Task directions.
The listing below is to be output in its exact form.

Dataset content.
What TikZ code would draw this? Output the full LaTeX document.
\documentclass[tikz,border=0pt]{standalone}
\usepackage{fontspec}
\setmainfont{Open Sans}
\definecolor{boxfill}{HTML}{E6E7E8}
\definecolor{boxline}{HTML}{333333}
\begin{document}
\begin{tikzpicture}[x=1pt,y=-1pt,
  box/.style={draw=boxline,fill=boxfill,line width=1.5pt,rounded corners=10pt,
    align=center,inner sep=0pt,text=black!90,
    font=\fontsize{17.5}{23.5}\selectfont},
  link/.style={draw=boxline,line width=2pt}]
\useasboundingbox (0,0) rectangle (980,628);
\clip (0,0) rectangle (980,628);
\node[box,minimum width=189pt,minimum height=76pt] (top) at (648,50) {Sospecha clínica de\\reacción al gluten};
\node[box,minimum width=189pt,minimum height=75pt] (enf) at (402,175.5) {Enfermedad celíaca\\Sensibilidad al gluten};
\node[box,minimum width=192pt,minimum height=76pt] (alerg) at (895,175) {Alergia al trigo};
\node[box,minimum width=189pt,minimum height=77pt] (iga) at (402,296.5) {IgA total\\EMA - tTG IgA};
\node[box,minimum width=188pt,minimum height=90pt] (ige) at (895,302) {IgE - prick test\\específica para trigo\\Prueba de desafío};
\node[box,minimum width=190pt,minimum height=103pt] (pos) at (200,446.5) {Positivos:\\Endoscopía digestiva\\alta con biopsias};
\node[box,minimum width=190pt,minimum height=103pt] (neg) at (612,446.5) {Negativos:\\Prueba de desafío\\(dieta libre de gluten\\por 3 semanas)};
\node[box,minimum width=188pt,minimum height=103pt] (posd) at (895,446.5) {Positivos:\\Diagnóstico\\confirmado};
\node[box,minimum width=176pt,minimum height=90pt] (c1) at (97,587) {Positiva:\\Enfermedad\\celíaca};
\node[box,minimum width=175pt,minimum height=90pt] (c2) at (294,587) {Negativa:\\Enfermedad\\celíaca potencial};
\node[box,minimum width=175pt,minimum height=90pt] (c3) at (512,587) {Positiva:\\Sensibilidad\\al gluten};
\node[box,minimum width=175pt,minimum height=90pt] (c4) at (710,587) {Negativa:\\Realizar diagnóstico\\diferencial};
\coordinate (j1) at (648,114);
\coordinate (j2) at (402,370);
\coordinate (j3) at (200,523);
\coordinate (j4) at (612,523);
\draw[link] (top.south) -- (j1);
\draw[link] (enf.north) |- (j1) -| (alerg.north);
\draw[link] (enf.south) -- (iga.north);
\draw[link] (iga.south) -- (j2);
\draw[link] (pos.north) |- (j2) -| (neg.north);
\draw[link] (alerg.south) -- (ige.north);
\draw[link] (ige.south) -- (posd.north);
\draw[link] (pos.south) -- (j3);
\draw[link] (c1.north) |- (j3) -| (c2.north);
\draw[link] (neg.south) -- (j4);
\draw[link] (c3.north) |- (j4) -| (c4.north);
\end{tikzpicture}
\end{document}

Exercise answer.
What TikZ code would draw this? Output the full LaTeX document.
\documentclass[tikz,border=0pt]{standalone}
\usepackage{fontspec}
\setmainfont{Open Sans}
\definecolor{boxfill}{HTML}{E6E7E8}
\definecolor{boxline}{HTML}{333333}
\begin{document}
\begin{tikzpicture}[x=1pt,y=-1pt,
  box/.style={draw=boxline,fill=boxfill,line width=1.5pt,rounded corners=10pt,
    align=center,inner sep=0pt,text=black!90,
    font=\fontsize{17.5}{23.5}\selectfont},
  link/.style={draw=boxline,line width=2pt}]
\useasboundingbox (0,0) rectangle (980,628);
\clip (0,0) rectangle (980,628);
\node[box,minimum width=189pt,minimum height=76pt] (top) at (648,50) {Sospecha clínica de\\reacción al gluten};
\node[box,minimum width=189pt,minimum height=75pt] (enf) at (402,175.5) {Enfermedad celíaca\\Sensibilidad al gluten};
\node[box,minimum width=192pt,minimum height=76pt] (alerg) at (895,175) {Alergia al trigo};
\node[box,minimum width=189pt,minimum height=77pt] (iga) at (402,296.5) {IgA total\\EMA - tTG IgA};
\node[box,minimum width=188pt,minimum height=90pt] (ige) at (895,302) {IgE - prick test\\específica para trigo\\Prueba de desafío};
\node[box,minimum width=190pt,minimum height=103pt] (pos) at (200,446.5) {Positivos:\\Endoscopía digestiva\\alta con biopsias};
\node[box,minimum width=190pt,minimum height=103pt] (neg) at (612,446.5) {Negativos:\\Prueba de desafío\\(dieta libre de gluten\\por 3 semanas)};
\node[box,minimum width=188pt,minimum height=103pt] (posd) at (895,446.5) {Positivos:\\Diagnóstico\\confirmado};
\node[box,minimum width=176pt,minimum height=90pt] (c1) at (97,587) {Positiva:\\Enfermedad\\celíaca};
\node[box,minimum width=175pt,minimum height=90pt] (c2) at (294,587) {Negativa:\\Enfermedad\\celíaca potencial};
\node[box,minimum width=175pt,minimum height=90pt] (c3) at (512,587) {Positiva:\\Sensibilidad\\al gluten};
\node[box,minimum width=175pt,minimum height=90pt] (c4) at (710,587) {Negativa:\\Realizar diagnóstico\\diferencial};
\coordinate (j1) at (648,114);
\coordinate (j2) at (402,370);
\coordinate (j3) at (200,523);
\coordinate (j4) at (612,523);
\draw[link] (top.south) -- (j1);
\draw[link] (enf.north) |- (j1) -| (alerg.north);
\draw[link] (enf.south) -- (iga.north);
\draw[link] (iga.south) -- (j2);
\draw[link] (pos.north) |- (j2) -| (neg.north);
\draw[link] (alerg.south) -- (ige.north);
\draw[link] (ige.south) -- (posd.north);
\draw[link] (pos.south) -- (j3);
\draw[link] (c1.north) |- (j3) -| (c2.north);
\draw[link] (neg.south) -- (j4);
\draw[link] (c3.north) |- (j4) -| (c4.north);
\end{tikzpicture}
\end{document}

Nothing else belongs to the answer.